+++ Provided information +++
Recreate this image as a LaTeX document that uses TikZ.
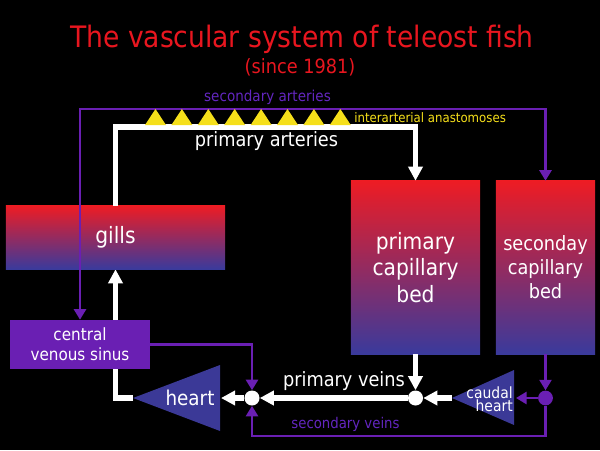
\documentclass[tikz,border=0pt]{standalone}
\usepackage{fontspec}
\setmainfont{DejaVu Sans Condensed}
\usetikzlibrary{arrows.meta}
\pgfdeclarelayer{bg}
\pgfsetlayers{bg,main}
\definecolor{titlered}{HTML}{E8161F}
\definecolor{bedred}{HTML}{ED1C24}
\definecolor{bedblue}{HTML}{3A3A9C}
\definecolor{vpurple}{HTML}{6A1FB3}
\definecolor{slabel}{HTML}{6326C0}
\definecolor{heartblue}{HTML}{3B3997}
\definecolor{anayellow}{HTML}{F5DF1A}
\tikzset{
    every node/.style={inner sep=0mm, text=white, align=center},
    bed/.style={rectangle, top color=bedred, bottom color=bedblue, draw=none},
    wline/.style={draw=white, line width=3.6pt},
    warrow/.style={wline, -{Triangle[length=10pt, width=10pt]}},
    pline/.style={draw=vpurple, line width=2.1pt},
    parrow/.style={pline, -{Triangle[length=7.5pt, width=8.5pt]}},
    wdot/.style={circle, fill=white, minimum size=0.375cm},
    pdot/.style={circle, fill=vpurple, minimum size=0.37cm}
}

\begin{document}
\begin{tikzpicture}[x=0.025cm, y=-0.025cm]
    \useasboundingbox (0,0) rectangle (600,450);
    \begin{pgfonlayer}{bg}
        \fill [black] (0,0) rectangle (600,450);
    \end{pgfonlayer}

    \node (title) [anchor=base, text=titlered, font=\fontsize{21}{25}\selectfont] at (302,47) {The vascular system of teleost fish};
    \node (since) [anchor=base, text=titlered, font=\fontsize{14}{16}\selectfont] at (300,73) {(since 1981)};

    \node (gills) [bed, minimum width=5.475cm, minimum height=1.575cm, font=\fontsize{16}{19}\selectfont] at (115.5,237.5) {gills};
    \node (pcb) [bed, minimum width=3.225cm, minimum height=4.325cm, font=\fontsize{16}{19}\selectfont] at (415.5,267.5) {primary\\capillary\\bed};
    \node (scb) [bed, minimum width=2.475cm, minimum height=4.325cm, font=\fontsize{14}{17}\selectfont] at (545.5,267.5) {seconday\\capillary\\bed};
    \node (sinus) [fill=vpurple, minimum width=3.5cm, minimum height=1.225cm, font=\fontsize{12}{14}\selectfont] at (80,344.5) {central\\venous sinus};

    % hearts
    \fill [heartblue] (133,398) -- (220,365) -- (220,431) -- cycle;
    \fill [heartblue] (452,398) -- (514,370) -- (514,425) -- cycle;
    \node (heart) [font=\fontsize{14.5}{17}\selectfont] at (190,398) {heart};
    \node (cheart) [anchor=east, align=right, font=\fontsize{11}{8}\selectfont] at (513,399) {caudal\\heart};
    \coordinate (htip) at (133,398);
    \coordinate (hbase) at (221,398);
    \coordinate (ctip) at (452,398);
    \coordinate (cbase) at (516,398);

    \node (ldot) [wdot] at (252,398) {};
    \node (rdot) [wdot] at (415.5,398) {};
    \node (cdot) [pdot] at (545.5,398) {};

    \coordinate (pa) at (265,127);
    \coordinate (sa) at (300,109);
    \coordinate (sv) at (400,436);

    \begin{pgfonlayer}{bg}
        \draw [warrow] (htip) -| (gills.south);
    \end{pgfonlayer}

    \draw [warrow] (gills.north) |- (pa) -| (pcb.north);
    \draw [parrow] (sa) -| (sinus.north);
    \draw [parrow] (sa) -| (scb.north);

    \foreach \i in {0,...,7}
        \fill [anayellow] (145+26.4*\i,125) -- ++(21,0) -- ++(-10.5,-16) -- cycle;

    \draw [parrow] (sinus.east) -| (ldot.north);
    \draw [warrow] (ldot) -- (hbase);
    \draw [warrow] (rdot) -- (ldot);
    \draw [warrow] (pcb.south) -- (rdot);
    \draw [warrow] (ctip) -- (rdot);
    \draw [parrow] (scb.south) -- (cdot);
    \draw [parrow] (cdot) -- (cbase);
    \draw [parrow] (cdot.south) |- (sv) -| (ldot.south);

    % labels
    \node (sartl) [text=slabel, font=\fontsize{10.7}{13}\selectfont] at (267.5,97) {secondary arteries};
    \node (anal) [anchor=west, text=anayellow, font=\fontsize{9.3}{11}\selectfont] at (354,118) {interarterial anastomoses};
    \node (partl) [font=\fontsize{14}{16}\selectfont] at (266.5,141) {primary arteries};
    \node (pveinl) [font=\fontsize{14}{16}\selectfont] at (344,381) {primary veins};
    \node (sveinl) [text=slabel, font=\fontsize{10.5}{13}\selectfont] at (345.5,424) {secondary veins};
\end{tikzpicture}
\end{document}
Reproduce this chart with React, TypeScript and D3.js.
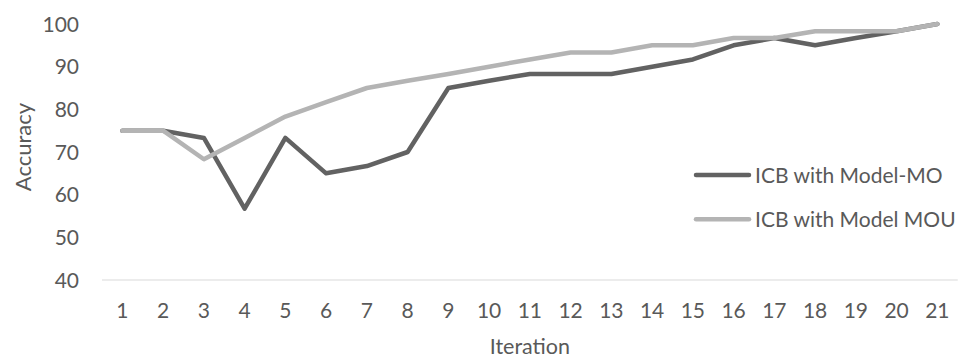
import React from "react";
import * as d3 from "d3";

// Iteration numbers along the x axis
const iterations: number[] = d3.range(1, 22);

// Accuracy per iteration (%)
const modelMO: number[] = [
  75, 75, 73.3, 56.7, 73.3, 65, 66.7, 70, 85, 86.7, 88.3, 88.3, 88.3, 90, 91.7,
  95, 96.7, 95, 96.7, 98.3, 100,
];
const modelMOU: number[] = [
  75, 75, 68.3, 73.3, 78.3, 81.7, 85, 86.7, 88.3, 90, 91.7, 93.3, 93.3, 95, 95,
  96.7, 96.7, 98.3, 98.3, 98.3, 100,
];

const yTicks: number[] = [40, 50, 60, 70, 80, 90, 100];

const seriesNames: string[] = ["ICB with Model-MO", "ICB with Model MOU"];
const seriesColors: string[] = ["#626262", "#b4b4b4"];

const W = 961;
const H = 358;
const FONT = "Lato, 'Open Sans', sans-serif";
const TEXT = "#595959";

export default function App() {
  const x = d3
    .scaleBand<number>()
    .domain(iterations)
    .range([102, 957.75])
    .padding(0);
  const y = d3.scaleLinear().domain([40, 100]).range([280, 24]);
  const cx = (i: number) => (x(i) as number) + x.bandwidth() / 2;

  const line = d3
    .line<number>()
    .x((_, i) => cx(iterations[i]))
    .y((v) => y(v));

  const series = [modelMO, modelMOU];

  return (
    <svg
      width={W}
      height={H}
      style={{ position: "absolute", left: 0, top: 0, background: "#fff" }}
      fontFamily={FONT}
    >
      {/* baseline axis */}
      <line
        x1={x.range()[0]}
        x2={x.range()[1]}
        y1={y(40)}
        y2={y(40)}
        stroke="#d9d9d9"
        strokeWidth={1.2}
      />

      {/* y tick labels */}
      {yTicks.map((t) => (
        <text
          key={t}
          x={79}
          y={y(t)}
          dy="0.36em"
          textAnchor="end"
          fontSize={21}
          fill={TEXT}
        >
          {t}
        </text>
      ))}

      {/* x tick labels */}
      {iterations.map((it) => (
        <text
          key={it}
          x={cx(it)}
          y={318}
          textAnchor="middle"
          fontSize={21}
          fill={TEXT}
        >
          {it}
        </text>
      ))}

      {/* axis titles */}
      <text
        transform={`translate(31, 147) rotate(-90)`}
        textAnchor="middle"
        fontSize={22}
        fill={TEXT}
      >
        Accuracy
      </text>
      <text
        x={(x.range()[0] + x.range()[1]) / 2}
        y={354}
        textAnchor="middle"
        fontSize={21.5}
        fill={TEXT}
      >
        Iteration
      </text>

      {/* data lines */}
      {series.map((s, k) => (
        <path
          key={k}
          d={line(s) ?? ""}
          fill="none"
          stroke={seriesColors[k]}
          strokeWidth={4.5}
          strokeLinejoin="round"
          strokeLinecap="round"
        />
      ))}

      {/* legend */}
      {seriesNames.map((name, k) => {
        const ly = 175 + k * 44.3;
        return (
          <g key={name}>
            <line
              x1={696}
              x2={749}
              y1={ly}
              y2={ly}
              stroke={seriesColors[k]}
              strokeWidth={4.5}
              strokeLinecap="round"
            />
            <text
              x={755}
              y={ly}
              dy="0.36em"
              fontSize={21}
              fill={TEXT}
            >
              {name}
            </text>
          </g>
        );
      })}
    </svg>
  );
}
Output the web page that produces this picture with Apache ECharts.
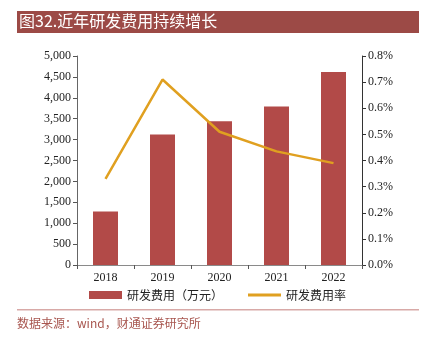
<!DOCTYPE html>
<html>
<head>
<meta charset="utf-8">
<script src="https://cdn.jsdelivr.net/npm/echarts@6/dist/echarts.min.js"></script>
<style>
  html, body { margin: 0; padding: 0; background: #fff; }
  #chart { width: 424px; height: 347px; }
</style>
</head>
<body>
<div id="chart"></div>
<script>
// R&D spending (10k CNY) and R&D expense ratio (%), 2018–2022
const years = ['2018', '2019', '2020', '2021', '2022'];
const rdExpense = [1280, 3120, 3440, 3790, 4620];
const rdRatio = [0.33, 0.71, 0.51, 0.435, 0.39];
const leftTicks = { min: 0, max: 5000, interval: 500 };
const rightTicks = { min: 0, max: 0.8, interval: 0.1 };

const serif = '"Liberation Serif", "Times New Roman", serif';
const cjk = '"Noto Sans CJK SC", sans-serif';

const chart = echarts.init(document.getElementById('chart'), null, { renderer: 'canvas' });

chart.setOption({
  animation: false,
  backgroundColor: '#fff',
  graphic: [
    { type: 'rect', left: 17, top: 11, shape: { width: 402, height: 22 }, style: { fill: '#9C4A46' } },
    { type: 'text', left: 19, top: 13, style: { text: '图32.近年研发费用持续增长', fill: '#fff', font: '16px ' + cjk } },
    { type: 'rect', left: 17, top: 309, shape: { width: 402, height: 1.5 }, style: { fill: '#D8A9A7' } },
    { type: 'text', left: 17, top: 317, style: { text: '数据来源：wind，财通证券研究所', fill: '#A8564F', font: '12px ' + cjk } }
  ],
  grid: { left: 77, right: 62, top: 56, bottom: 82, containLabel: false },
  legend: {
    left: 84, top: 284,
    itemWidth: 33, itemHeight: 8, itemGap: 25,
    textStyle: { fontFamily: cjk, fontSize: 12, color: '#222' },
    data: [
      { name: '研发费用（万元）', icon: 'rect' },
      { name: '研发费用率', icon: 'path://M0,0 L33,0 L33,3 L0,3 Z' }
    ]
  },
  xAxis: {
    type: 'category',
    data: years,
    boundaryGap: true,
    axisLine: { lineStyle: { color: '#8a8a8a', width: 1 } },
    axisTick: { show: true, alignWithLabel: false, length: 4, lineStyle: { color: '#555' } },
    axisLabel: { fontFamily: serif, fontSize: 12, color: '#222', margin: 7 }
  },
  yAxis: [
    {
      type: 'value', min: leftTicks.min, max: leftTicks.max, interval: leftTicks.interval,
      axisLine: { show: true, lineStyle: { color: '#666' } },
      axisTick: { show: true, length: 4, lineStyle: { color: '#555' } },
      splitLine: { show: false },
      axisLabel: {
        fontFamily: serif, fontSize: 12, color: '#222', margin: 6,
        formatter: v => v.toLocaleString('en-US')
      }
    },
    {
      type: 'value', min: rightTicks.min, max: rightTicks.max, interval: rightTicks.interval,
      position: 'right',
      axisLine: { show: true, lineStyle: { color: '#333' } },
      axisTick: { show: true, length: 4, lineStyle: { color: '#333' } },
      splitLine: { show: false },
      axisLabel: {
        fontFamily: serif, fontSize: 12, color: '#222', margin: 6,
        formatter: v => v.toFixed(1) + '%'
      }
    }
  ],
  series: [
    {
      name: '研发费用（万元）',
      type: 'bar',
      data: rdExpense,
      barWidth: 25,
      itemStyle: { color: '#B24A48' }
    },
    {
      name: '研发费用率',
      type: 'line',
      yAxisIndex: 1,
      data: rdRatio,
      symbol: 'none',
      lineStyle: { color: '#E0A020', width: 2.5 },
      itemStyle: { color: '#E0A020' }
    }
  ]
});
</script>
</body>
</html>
+++
Make an exact copy of only the lines from the one with "Reproduce this chart" through the one with "const series = [modelMO, modelMOU];". Pictures don't belong in it.

Task answer:
Reproduce this chart with React, TypeScript and D3.js.
import React from "react";
import * as d3 from "d3";

// Iteration numbers along the x axis
const iterations: number[] = d3.range(1, 22);

// Accuracy per iteration (%)
const modelMO: number[] = [
  75, 75, 73.3, 56.7, 73.3, 65, 66.7, 70, 85, 86.7, 88.3, 88.3, 88.3, 90, 91.7,
  95, 96.7, 95, 96.7, 98.3, 100,
];
const modelMOU: number[] = [
  75, 75, 68.3, 73.3, 78.3, 81.7, 85, 86.7, 88.3, 90, 91.7, 93.3, 93.3, 95, 95,
  96.7, 96.7, 98.3, 98.3, 98.3, 100,
];

const yTicks: number[] = [40, 50, 60, 70, 80, 90, 100];

const seriesNames: string[] = ["ICB with Model-MO", "ICB with Model MOU"];
const seriesColors: string[] = ["#626262", "#b4b4b4"];

const W = 961;
const H = 358;
const FONT = "Lato, 'Open Sans', sans-serif";
const TEXT = "#595959";

export default function App() {
  const x = d3
    .scaleBand<number>()
    .domain(iterations)
    .range([102, 957.75])
    .padding(0);
  const y = d3.scaleLinear().domain([40, 100]).range([280, 24]);
  const cx = (i: number) => (x(i) as number) + x.bandwidth() / 2;

  const line = d3
    .line<number>()
    .x((_, i) => cx(iterations[i]))
    .y((v) => y(v));

  const series = [modelMO, modelMOU];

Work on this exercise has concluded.